* Exercise brief *
Set down the data below from its first line to the line holding "150, 200, 250];", inclusive; omit all pictures.

* Recorded information *

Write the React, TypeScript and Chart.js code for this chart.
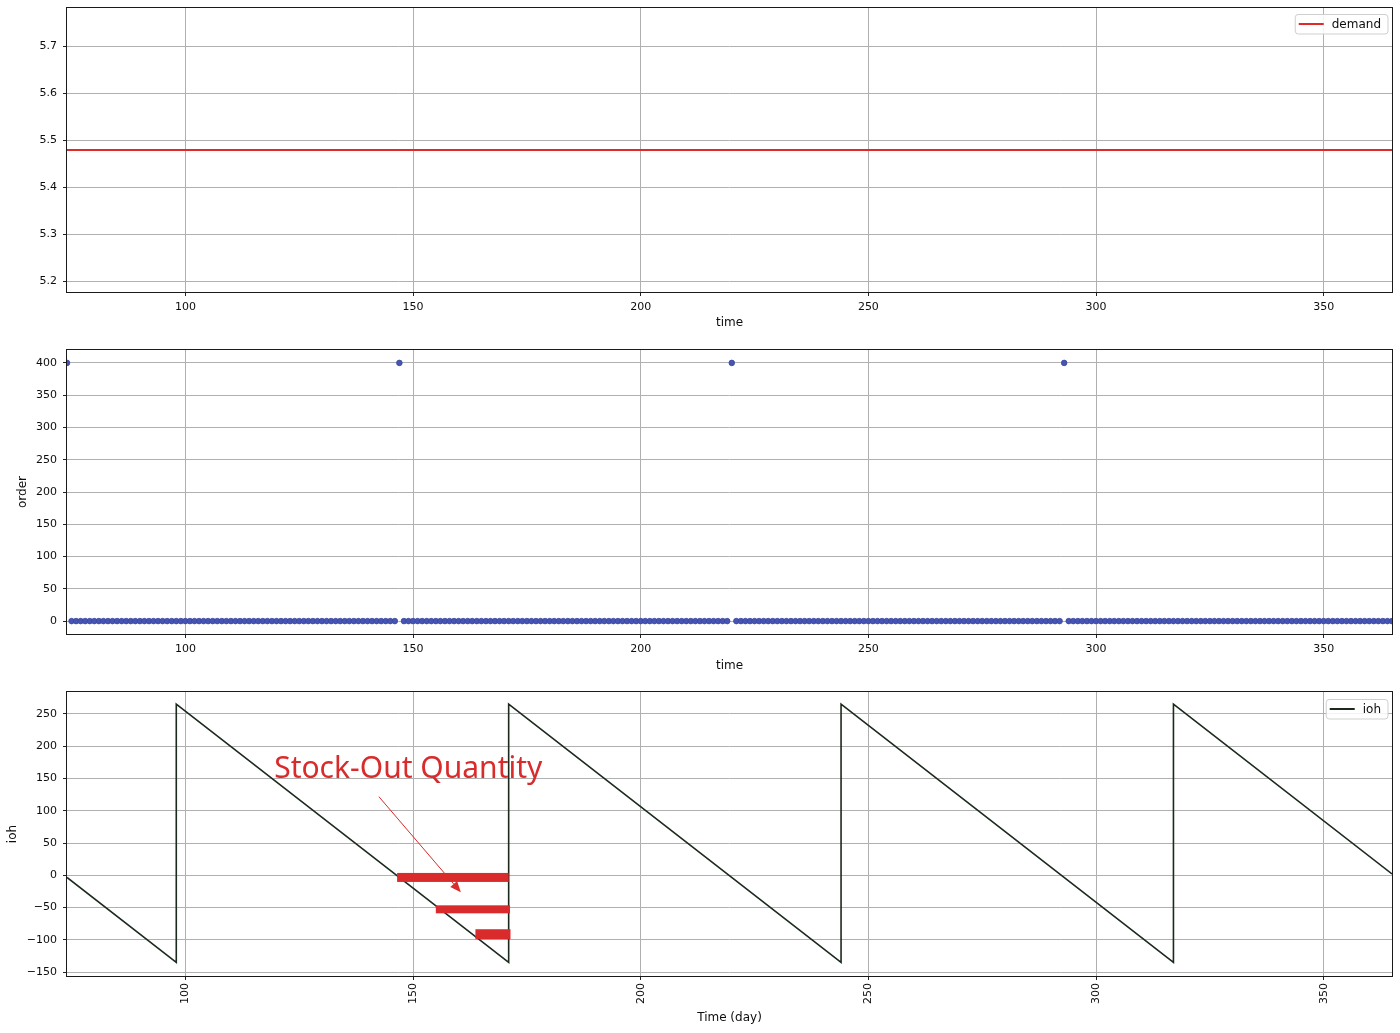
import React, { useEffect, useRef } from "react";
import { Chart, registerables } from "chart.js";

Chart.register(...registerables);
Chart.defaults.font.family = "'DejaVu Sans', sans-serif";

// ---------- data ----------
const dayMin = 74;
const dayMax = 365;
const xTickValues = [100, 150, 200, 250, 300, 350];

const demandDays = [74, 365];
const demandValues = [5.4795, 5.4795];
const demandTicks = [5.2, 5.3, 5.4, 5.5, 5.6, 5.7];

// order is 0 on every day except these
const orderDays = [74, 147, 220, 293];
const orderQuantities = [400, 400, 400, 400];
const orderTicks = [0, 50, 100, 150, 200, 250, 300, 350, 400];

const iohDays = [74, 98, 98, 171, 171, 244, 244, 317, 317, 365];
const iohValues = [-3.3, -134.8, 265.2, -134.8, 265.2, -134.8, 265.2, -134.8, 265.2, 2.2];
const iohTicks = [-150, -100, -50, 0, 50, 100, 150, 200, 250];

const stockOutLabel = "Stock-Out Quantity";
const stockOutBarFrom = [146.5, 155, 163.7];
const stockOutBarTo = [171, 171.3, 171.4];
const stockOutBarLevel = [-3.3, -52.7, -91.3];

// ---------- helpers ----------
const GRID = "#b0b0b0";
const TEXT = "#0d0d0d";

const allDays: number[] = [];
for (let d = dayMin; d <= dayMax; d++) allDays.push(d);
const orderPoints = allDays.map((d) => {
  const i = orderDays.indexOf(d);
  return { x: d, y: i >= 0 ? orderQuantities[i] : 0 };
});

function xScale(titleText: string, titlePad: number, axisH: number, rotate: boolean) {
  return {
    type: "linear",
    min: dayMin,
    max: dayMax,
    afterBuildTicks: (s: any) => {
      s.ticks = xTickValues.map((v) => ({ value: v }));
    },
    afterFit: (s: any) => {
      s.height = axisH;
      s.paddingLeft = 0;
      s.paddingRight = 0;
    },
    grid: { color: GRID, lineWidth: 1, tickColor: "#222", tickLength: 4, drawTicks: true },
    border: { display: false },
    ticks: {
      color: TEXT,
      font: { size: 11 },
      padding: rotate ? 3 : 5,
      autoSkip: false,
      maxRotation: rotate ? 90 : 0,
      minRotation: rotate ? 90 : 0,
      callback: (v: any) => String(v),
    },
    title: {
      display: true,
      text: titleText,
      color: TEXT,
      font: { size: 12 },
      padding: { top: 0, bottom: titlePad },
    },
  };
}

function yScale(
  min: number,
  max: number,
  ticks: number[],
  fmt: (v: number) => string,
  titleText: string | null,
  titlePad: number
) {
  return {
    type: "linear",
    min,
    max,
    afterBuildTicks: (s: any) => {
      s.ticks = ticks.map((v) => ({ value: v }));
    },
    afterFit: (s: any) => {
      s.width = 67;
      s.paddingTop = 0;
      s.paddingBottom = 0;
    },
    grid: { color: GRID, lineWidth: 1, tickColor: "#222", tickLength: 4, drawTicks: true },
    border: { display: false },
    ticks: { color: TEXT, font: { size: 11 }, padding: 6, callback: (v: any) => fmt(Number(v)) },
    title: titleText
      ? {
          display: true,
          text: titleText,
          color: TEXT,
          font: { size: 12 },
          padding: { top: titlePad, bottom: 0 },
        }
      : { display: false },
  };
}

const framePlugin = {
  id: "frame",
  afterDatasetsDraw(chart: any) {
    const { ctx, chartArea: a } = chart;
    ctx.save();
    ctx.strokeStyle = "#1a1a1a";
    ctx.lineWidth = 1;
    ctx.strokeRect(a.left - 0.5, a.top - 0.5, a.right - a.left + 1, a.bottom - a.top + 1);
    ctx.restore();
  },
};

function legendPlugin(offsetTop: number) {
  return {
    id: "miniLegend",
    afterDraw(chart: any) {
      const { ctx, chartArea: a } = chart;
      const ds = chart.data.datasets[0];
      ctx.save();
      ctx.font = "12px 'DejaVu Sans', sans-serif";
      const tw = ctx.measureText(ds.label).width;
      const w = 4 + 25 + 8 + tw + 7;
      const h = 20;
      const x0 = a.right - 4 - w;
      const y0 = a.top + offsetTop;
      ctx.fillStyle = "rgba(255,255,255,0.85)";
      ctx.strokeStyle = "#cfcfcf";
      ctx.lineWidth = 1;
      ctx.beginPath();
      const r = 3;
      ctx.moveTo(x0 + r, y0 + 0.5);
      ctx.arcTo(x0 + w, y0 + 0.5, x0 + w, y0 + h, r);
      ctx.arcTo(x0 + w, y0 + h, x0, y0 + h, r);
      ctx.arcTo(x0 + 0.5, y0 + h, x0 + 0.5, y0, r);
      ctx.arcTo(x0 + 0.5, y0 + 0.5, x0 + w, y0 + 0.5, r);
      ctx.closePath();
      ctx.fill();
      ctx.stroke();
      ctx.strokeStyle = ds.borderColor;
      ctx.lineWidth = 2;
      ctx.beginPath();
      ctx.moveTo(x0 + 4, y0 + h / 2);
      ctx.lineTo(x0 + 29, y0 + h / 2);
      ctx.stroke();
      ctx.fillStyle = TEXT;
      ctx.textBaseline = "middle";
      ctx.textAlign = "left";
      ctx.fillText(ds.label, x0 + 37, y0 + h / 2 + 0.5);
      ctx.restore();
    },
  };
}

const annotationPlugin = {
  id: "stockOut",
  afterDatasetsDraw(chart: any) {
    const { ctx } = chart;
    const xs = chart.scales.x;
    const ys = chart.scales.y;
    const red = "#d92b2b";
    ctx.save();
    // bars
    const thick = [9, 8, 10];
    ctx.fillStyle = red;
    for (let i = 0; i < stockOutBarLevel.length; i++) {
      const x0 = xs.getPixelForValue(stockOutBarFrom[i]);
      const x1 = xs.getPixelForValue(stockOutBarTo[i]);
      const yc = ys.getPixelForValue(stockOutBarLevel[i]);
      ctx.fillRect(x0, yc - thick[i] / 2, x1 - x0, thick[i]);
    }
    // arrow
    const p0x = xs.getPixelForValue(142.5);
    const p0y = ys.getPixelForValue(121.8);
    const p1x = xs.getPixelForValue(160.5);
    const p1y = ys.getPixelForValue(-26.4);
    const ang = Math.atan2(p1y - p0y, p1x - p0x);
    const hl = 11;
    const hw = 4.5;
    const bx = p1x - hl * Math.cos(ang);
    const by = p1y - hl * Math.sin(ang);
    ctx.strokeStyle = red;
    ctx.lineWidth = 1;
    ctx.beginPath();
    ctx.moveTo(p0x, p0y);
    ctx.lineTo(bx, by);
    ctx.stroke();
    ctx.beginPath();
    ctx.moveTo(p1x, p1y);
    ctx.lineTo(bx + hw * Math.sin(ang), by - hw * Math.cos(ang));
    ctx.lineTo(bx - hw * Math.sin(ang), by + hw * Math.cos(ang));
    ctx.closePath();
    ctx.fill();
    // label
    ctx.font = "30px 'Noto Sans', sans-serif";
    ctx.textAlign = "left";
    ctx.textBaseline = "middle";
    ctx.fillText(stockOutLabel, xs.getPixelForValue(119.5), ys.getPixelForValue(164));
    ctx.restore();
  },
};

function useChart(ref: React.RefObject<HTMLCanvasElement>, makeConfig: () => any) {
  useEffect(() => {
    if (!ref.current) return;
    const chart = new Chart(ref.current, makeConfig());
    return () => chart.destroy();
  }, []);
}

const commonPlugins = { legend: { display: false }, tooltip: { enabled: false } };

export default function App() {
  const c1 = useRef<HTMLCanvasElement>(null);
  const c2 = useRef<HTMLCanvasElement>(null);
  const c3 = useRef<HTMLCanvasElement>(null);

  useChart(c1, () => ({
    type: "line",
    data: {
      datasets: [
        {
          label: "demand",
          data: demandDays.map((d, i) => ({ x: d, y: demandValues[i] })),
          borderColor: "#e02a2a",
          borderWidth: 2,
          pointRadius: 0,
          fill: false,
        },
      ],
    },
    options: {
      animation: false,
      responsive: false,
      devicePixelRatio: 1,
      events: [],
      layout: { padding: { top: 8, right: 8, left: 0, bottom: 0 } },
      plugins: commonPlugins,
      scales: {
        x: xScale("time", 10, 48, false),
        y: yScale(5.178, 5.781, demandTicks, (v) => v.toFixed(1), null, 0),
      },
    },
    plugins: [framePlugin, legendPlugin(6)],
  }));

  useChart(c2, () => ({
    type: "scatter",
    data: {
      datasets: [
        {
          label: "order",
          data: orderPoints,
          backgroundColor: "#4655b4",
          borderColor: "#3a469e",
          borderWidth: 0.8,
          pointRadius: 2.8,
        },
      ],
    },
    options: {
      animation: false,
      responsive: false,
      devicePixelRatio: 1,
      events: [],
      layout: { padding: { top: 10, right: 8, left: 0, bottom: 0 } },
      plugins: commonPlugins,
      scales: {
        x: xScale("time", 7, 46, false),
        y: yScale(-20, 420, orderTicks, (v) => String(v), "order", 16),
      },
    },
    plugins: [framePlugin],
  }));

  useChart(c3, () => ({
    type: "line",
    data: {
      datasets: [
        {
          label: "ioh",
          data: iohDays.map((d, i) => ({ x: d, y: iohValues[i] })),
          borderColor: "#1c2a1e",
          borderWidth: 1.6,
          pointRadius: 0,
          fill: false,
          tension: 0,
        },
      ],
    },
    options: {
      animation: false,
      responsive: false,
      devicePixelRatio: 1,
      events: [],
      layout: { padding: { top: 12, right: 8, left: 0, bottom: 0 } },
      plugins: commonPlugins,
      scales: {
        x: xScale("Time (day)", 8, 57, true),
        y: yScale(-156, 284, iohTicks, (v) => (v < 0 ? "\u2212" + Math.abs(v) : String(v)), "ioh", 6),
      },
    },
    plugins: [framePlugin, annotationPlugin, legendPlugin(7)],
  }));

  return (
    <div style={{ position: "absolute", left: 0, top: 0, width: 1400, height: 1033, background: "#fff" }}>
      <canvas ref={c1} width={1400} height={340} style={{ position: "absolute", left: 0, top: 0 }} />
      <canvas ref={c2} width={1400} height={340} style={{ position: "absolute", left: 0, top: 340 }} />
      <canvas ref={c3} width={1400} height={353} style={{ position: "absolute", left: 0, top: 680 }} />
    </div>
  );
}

* In response *
Write the React, TypeScript and Chart.js code for this chart.
import React, { useEffect, useRef } from "react";
import { Chart, registerables } from "chart.js";

Chart.register(...registerables);
Chart.defaults.font.family = "'DejaVu Sans', sans-serif";

// ---------- data ----------
const dayMin = 74;
const dayMax = 365;
const xTickValues = [100, 150, 200, 250, 300, 350];

const demandDays = [74, 365];
const demandValues = [5.4795, 5.4795];
const demandTicks = [5.2, 5.3, 5.4, 5.5, 5.6, 5.7];

// order is 0 on every day except these
const orderDays = [74, 147, 220, 293];
const orderQuantities = [400, 400, 400, 400];
const orderTicks = [0, 50, 100, 150, 200, 250, 300, 350, 400];

const iohDays = [74, 98, 98, 171, 171, 244, 244, 317, 317, 365];
const iohValues = [-3.3, -134.8, 265.2, -134.8, 265.2, -134.8, 265.2, -134.8, 265.2, 2.2];
const iohTicks = [-150, -100, -50, 0, 50, 100, 150, 200, 250];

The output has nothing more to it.